▶ [What the task asks]:
Repeat each line of the material below exactly as it appears, minus any pictures.

** Begin Stored data **

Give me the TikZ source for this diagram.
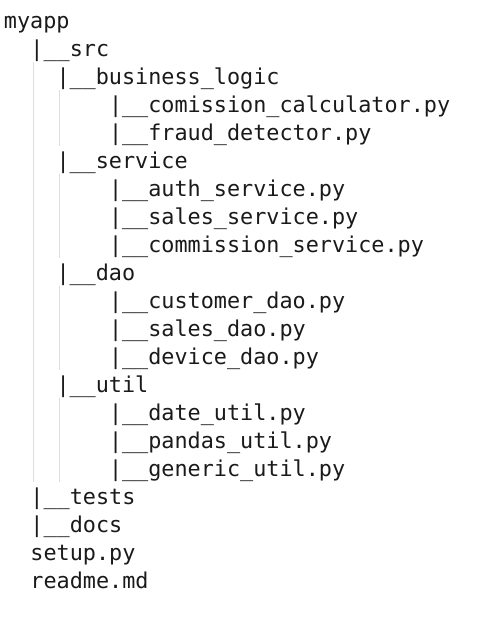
\documentclass[tikz,border=0pt]{standalone}
\usepackage{fontspec}
\setmonofont{DejaVu Sans Mono}
\definecolor{guide}{HTML}{DDDDDD}
\definecolor{ink}{HTML}{1A1A1A}
\tikzset{
  line/.style={anchor=base west, inner sep=0pt, outer sep=0pt, text=ink,
    font=\ttfamily\fontsize{21.8}{26}\selectfont},
  guideline/.style={draw=guide, line width=1pt}
}
\begin{document}
\begin{tikzpicture}[x=1pt,y=-1pt]
\useasboundingbox[fill=white] (0,0) rectangle (492,621);
% row i baseline = 28 + 28 i ; indent k chars -> x = 4 + 13.1 k
\node[line] (r0)  at (4,28)  {myapp};
\node[line] (r1)  at (30.5,56) {|\_\_src};
\node[line] (r2)  at (56.5,84) {|\_\_business\_logic};
\node[line] (r3)  at (109,112) {|\_\_comission\_calculator.py};
\node[line] (r4)  at (109,140) {|\_\_fraud\_detector.py};
\node[line] (r5)  at (56.5,168) {|\_\_service};
\node[line] (r6)  at (109,196) {|\_\_auth\_service.py};
\node[line] (r7)  at (109,224) {|\_\_sales\_service.py};
\node[line] (r8)  at (109,252) {|\_\_commission\_service.py};
\node[line] (r9)  at (56.5,280) {|\_\_dao};
\node[line] (r10) at (109,308) {|\_\_customer\_dao.py};
\node[line] (r11) at (109,336) {|\_\_sales\_dao.py};
\node[line] (r12) at (109,364) {|\_\_device\_dao.py};
\node[line] (r13) at (56.5,392) {|\_\_util};
\node[line] (r14) at (109,420) {|\_\_date\_util.py};
\node[line] (r15) at (109,448) {|\_\_pandas\_util.py};
\node[line] (r16) at (109,476) {|\_\_generic\_util.py};
\node[line] (r17) at (30.5,504) {|\_\_tests};
\node[line] (r18) at (30.5,532) {|\_\_docs};
\node[line] (r19) at (30.5,560) {setup.py};
\node[line] (r20) at (30.5,588) {readme.md};
% indent guides
\coordinate (g1a) at (33.3,62);  \coordinate (g1b) at (33.3,482);
\coordinate (g2a) at (59.5,90);  \coordinate (g2b) at (59.5,146);
\coordinate (g3a) at (59.5,174); \coordinate (g3b) at (59.5,258);
\coordinate (g4a) at (59.5,286); \coordinate (g4b) at (59.5,370);
\coordinate (g5a) at (59.5,398); \coordinate (g5b) at (59.5,482);
\draw[guideline] (g1a) -- (g1b);
\draw[guideline] (g2a) -- (g2b);
\draw[guideline] (g3a) -- (g3b);
\draw[guideline] (g4a) -- (g4b);
\draw[guideline] (g5a) -- (g5b);
\end{tikzpicture}
\end{document}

** End Stored data **

▶ [Exercise output]:
Give me the TikZ source for this diagram.
\documentclass[tikz,border=0pt]{standalone}
\usepackage{fontspec}
\setmonofont{DejaVu Sans Mono}
\definecolor{guide}{HTML}{DDDDDD}
\definecolor{ink}{HTML}{1A1A1A}
\tikzset{
  line/.style={anchor=base west, inner sep=0pt, outer sep=0pt, text=ink,
    font=\ttfamily\fontsize{21.8}{26}\selectfont},
  guideline/.style={draw=guide, line width=1pt}
}
\begin{document}
\begin{tikzpicture}[x=1pt,y=-1pt]
\useasboundingbox[fill=white] (0,0) rectangle (492,621);
% row i baseline = 28 + 28 i ; indent k chars -> x = 4 + 13.1 k
\node[line] (r0)  at (4,28)  {myapp};
\node[line] (r1)  at (30.5,56) {|\_\_src};
\node[line] (r2)  at (56.5,84) {|\_\_business\_logic};
\node[line] (r3)  at (109,112) {|\_\_comission\_calculator.py};
\node[line] (r4)  at (109,140) {|\_\_fraud\_detector.py};
\node[line] (r5)  at (56.5,168) {|\_\_service};
\node[line] (r6)  at (109,196) {|\_\_auth\_service.py};
\node[line] (r7)  at (109,224) {|\_\_sales\_service.py};
\node[line] (r8)  at (109,252) {|\_\_commission\_service.py};
\node[line] (r9)  at (56.5,280) {|\_\_dao};
\node[line] (r10) at (109,308) {|\_\_customer\_dao.py};
\node[line] (r11) at (109,336) {|\_\_sales\_dao.py};
\node[line] (r12) at (109,364) {|\_\_device\_dao.py};
\node[line] (r13) at (56.5,392) {|\_\_util};
\node[line] (r14) at (109,420) {|\_\_date\_util.py};
\node[line] (r15) at (109,448) {|\_\_pandas\_util.py};
\node[line] (r16) at (109,476) {|\_\_generic\_util.py};
\node[line] (r17) at (30.5,504) {|\_\_tests};
\node[line] (r18) at (30.5,532) {|\_\_docs};
\node[line] (r19) at (30.5,560) {setup.py};
\node[line] (r20) at (30.5,588) {readme.md};
% indent guides
\coordinate (g1a) at (33.3,62);  \coordinate (g1b) at (33.3,482);
\coordinate (g2a) at (59.5,90);  \coordinate (g2b) at (59.5,146);
\coordinate (g3a) at (59.5,174); \coordinate (g3b) at (59.5,258);
\coordinate (g4a) at (59.5,286); \coordinate (g4b) at (59.5,370);
\coordinate (g5a) at (59.5,398); \coordinate (g5b) at (59.5,482);
\draw[guideline] (g1a) -- (g1b);
\draw[guideline] (g2a) -- (g2b);
\draw[guideline] (g3a) -- (g3b);
\draw[guideline] (g4a) -- (g4b);
\draw[guideline] (g5a) -- (g5b);
\end{tikzpicture}
\end{document}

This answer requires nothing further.